## Begin
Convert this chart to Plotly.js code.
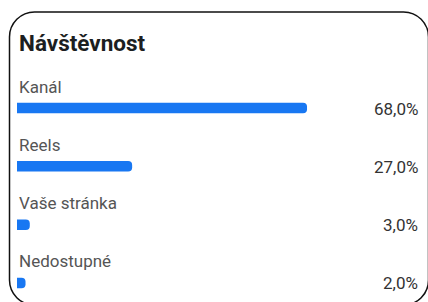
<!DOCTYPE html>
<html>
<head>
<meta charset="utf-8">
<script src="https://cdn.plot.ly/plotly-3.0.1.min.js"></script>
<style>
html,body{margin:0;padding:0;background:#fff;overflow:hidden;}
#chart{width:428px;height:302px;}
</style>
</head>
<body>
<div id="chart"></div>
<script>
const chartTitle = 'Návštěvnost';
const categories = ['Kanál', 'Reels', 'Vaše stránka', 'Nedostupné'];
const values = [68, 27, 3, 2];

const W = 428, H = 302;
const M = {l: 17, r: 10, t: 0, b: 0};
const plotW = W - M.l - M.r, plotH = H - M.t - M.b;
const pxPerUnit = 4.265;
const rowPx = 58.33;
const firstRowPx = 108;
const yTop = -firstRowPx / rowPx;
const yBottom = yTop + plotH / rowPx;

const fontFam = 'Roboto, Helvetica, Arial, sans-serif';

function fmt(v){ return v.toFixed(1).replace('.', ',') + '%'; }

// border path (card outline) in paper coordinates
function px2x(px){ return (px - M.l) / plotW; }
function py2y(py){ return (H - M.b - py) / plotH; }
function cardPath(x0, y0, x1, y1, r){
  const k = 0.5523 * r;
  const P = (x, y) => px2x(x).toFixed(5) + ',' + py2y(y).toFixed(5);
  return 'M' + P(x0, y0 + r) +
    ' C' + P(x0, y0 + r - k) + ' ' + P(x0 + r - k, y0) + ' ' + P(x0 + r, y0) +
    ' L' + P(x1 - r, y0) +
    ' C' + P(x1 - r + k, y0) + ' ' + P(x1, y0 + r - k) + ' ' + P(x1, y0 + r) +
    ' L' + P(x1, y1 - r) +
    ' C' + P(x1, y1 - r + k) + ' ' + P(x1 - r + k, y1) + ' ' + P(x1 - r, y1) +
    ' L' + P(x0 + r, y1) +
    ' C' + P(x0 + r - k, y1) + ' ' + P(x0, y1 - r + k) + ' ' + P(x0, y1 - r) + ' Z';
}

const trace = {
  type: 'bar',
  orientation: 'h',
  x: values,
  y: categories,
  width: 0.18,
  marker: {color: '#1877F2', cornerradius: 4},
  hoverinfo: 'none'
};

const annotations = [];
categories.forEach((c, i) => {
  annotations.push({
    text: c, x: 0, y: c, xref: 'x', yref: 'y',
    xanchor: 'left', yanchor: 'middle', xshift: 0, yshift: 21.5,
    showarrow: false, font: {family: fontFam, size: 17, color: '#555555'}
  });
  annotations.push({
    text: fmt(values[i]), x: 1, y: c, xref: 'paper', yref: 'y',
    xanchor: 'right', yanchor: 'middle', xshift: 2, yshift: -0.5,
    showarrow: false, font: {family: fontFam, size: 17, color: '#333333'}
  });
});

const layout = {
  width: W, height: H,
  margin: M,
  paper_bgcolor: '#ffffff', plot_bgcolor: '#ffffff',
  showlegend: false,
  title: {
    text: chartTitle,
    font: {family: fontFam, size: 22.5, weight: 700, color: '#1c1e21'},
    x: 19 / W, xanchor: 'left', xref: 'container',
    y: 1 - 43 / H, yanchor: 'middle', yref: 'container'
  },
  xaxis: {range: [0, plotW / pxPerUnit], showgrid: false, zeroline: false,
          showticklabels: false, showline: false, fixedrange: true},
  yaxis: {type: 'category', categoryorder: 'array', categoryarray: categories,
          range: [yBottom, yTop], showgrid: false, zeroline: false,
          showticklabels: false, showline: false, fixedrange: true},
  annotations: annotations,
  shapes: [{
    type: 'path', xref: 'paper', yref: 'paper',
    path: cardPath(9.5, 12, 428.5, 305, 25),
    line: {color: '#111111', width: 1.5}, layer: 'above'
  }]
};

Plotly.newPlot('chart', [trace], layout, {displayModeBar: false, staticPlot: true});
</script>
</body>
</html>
## End
WHAT THIS TASK INVOLVES :: Restate, line by line and word for word, everything from the top of the material through the line that contains "const values = [68, 27, 3, 2];". Leave pictures out.

ANSWER TO THE PROBLEM ::
Convert this chart to Plotly.js code.
<!DOCTYPE html>
<html>
<head>
<meta charset="utf-8">
<script src="https://cdn.plot.ly/plotly-3.0.1.min.js"></script>
<style>
html,body{margin:0;padding:0;background:#fff;overflow:hidden;}
#chart{width:428px;height:302px;}
</style>
</head>
<body>
<div id="chart"></div>
<script>
const chartTitle = 'Návštěvnost';
const categories = ['Kanál', 'Reels', 'Vaše stránka', 'Nedostupné'];
const values = [68, 27, 3, 2];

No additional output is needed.